- Aim: Give the material once more, word for word, without any images.

--- Dataset extract ---

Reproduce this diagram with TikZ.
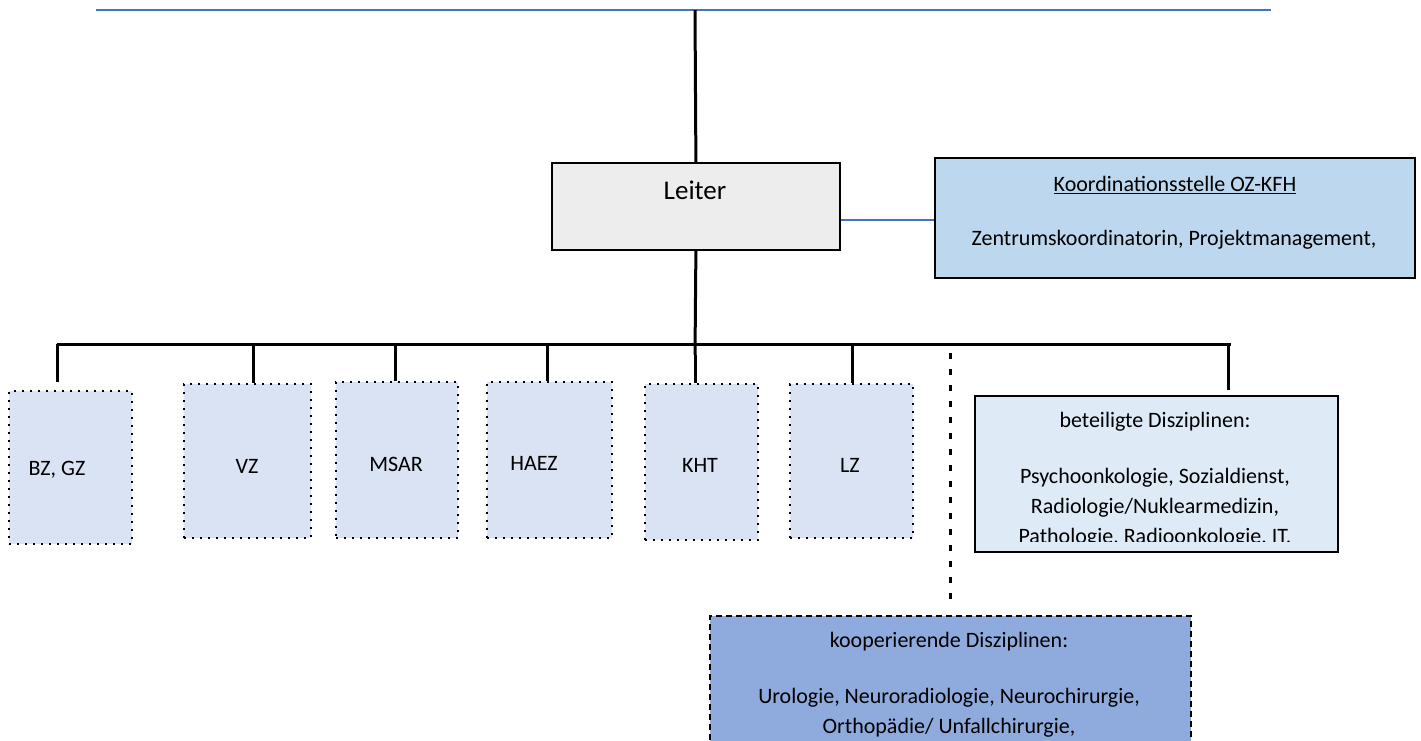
\documentclass[tikz,border=0pt]{standalone}
\usepackage{fontspec}
\setmainfont{Carlito}
\definecolor{leitfill}{HTML}{EDEDED}
\definecolor{koordfill}{HTML}{BDD7EE}
\definecolor{smallfill}{HTML}{DAE3F3}
\definecolor{betfill}{HTML}{DEEBF7}
\definecolor{koopfill}{HTML}{8FAADC}
\definecolor{lineblue}{HTML}{4472C4}
\begin{document}
\begin{tikzpicture}[x=1pt,y=-1pt,
  box/.style={draw=black, line width=1.8pt, inner sep=0pt, anchor=north west},
  dotbox/.style={draw=black, line width=2pt, dash pattern=on 2pt off 6pt, fill=smallfill, inner sep=0pt, anchor=north west},
  conn/.style={line width=3pt, black},
  blueline/.style={line width=2.4pt, lineblue},
  dashline/.style={line width=3pt, black, dash pattern=on 6pt off 10pt},
  txt/.style={font=\fontsize{22}{30}\selectfont, inner sep=0pt, align=center, text=black},
  bigtxt/.style={font=\fontsize{27}{30}\selectfont, inner sep=0pt, text=black}]
\useasboundingbox (0,0) rectangle (1421,740);
\clip (0,0) rectangle (1421,740);
\fill[white] (0,0) rectangle (1421,740);

% top line
\coordinate (tl) at (96,10);
\coordinate (tr) at (1271,10);
\coordinate (topc) at (695,10);
\draw[blueline] (tl) -- (tr);

% Leiter
\node[box, fill=leitfill, minimum width=288pt, minimum height=87pt] (leiter) at (551,162) {};
\node[bigtxt] (leitertxt) at (695,190) {Leiter};
\draw[conn] (topc) -- (leiter.north);

% Koordinationsstelle
\node[box, fill=koordfill, minimum width=480pt, minimum height=120pt] (koord) at (934,157) {};
\node[txt] (koordtitle) at (1175,185) {\underline{Koordinationsstelle OZ-KFH}};
\node[txt] (koordtxt) at (1174,240) {Zentrumskoordinatorin, Projektmanagement,};
\draw[blueline] (leiter.east |- 0,220) -- (koord.west |- 0,220);

% bus
\coordinate (busl) at (57,344);
\coordinate (busr) at (1231,344);
\coordinate (busc) at (695,355);
\draw[conn] (leiter.south) -- (busc);
\draw[conn] (busl) -- (busr);

% small boxes
\node[dotbox, minimum width=123pt, minimum height=153pt] (bz) at (8,390) {};
\node[dotbox, minimum width=127pt, minimum height=154pt] (vz) at (183,383) {};
\node[dotbox, minimum width=122pt, minimum height=156pt] (msar) at (335,381) {};
\node[dotbox, minimum width=125pt, minimum height=156pt] (haez) at (486,381) {};
\node[dotbox, minimum width=113pt, minimum height=156pt] (kht) at (644,383) {};
\node[dotbox, minimum width=123pt, minimum height=154pt] (lz) at (789,383) {};

\node[txt] (bztxt) at (57,470) {BZ, GZ};
\node[txt] (vztxt) at (247,466) {VZ};
\node[txt] (msartxt) at (396,464) {MSAR};
\node[txt] (haeztxt) at (534,463) {HAEZ};
\node[txt] (khttxt) at (700,465) {KHT};
\node[txt] (lztxt) at (850,465) {LZ};

% drops
\coordinate (d1) at (57,382);
\coordinate (d2) at (253,383);
\coordinate (d3) at (395,381);
\coordinate (d4) at (547,381);
\coordinate (d6) at (852,383);
\coordinate (d7) at (1228,390);
\draw[conn] (busl) -- (d1);
\draw[conn] (d2 |- busl) -- (d2);
\draw[conn] (d3 |- busl) -- (d3);
\draw[conn] (d4 |- busl) -- (d4);
\draw[conn] (busc) -- (kht.north -| busc);
\draw[conn] (d6 |- busl) -- (d6);
\draw[conn] (d7 |- busl) -- (d7);

% beteiligte Disziplinen
\node[box, fill=betfill, minimum width=363pt, minimum height=156pt] (bet) at (974,395) {};
\node[txt] (bettitle) at (1155,422) {beteiligte Disziplinen:};
\begin{scope}
  \clip (976,397) rectangle (1335,541);
  \node[txt] (bettxt) at (1155,508) {Psychoonkologie, Sozialdienst,\\Radiologie/Nuklearmedizin,\\Pathologie, Radioonkologie, IT,};
\end{scope}

% dashed connector to kooperierende
\coordinate (dash1) at (950,353);
\coordinate (dash2) at (950,600);
\draw[dashline] (dash1) -- (dash2);

% kooperierende Disziplinen
\node[draw=black, line width=2pt, dash pattern=on 6pt off 4pt, fill=koopfill, inner sep=0pt, anchor=north west, minimum width=481pt, minimum height=140pt] (koop) at (709,615) {};
\node[txt] (kooptitle) at (949,642) {kooperierende Disziplinen:};
\node[txt] (kooptxt) at (949,713) {Urologie, Neuroradiologie, Neurochirurgie,\\Orthopädie/ Unfallchirurgie,};
\end{tikzpicture}
\end{document}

---

- The result:
Reproduce this diagram with TikZ.
\documentclass[tikz,border=0pt]{standalone}
\usepackage{fontspec}
\setmainfont{Carlito}
\definecolor{leitfill}{HTML}{EDEDED}
\definecolor{koordfill}{HTML}{BDD7EE}
\definecolor{smallfill}{HTML}{DAE3F3}
\definecolor{betfill}{HTML}{DEEBF7}
\definecolor{koopfill}{HTML}{8FAADC}
\definecolor{lineblue}{HTML}{4472C4}
\begin{document}
\begin{tikzpicture}[x=1pt,y=-1pt,
  box/.style={draw=black, line width=1.8pt, inner sep=0pt, anchor=north west},
  dotbox/.style={draw=black, line width=2pt, dash pattern=on 2pt off 6pt, fill=smallfill, inner sep=0pt, anchor=north west},
  conn/.style={line width=3pt, black},
  blueline/.style={line width=2.4pt, lineblue},
  dashline/.style={line width=3pt, black, dash pattern=on 6pt off 10pt},
  txt/.style={font=\fontsize{22}{30}\selectfont, inner sep=0pt, align=center, text=black},
  bigtxt/.style={font=\fontsize{27}{30}\selectfont, inner sep=0pt, text=black}]
\useasboundingbox (0,0) rectangle (1421,740);
\clip (0,0) rectangle (1421,740);
\fill[white] (0,0) rectangle (1421,740);

% top line
\coordinate (tl) at (96,10);
\coordinate (tr) at (1271,10);
\coordinate (topc) at (695,10);
\draw[blueline] (tl) -- (tr);

% Leiter
\node[box, fill=leitfill, minimum width=288pt, minimum height=87pt] (leiter) at (551,162) {};
\node[bigtxt] (leitertxt) at (695,190) {Leiter};
\draw[conn] (topc) -- (leiter.north);

% Koordinationsstelle
\node[box, fill=koordfill, minimum width=480pt, minimum height=120pt] (koord) at (934,157) {};
\node[txt] (koordtitle) at (1175,185) {\underline{Koordinationsstelle OZ-KFH}};
\node[txt] (koordtxt) at (1174,240) {Zentrumskoordinatorin, Projektmanagement,};
\draw[blueline] (leiter.east |- 0,220) -- (koord.west |- 0,220);

% bus
\coordinate (busl) at (57,344);
\coordinate (busr) at (1231,344);
\coordinate (busc) at (695,355);
\draw[conn] (leiter.south) -- (busc);
\draw[conn] (busl) -- (busr);

% small boxes
\node[dotbox, minimum width=123pt, minimum height=153pt] (bz) at (8,390) {};
\node[dotbox, minimum width=127pt, minimum height=154pt] (vz) at (183,383) {};
\node[dotbox, minimum width=122pt, minimum height=156pt] (msar) at (335,381) {};
\node[dotbox, minimum width=125pt, minimum height=156pt] (haez) at (486,381) {};
\node[dotbox, minimum width=113pt, minimum height=156pt] (kht) at (644,383) {};
\node[dotbox, minimum width=123pt, minimum height=154pt] (lz) at (789,383) {};

\node[txt] (bztxt) at (57,470) {BZ, GZ};
\node[txt] (vztxt) at (247,466) {VZ};
\node[txt] (msartxt) at (396,464) {MSAR};
\node[txt] (haeztxt) at (534,463) {HAEZ};
\node[txt] (khttxt) at (700,465) {KHT};
\node[txt] (lztxt) at (850,465) {LZ};

% drops
\coordinate (d1) at (57,382);
\coordinate (d2) at (253,383);
\coordinate (d3) at (395,381);
\coordinate (d4) at (547,381);
\coordinate (d6) at (852,383);
\coordinate (d7) at (1228,390);
\draw[conn] (busl) -- (d1);
\draw[conn] (d2 |- busl) -- (d2);
\draw[conn] (d3 |- busl) -- (d3);
\draw[conn] (d4 |- busl) -- (d4);
\draw[conn] (busc) -- (kht.north -| busc);
\draw[conn] (d6 |- busl) -- (d6);
\draw[conn] (d7 |- busl) -- (d7);

% beteiligte Disziplinen
\node[box, fill=betfill, minimum width=363pt, minimum height=156pt] (bet) at (974,395) {};
\node[txt] (bettitle) at (1155,422) {beteiligte Disziplinen:};
\begin{scope}
  \clip (976,397) rectangle (1335,541);
  \node[txt] (bettxt) at (1155,508) {Psychoonkologie, Sozialdienst,\\Radiologie/Nuklearmedizin,\\Pathologie, Radioonkologie, IT,};
\end{scope}

% dashed connector to kooperierende
\coordinate (dash1) at (950,353);
\coordinate (dash2) at (950,600);
\draw[dashline] (dash1) -- (dash2);

% kooperierende Disziplinen
\node[draw=black, line width=2pt, dash pattern=on 6pt off 4pt, fill=koopfill, inner sep=0pt, anchor=north west, minimum width=481pt, minimum height=140pt] (koop) at (709,615) {};
\node[txt] (kooptitle) at (949,642) {kooperierende Disziplinen:};
\node[txt] (kooptxt) at (949,713) {Urologie, Neuroradiologie, Neurochirurgie,\\Orthopädie/ Unfallchirurgie,};
\end{tikzpicture}
\end{document}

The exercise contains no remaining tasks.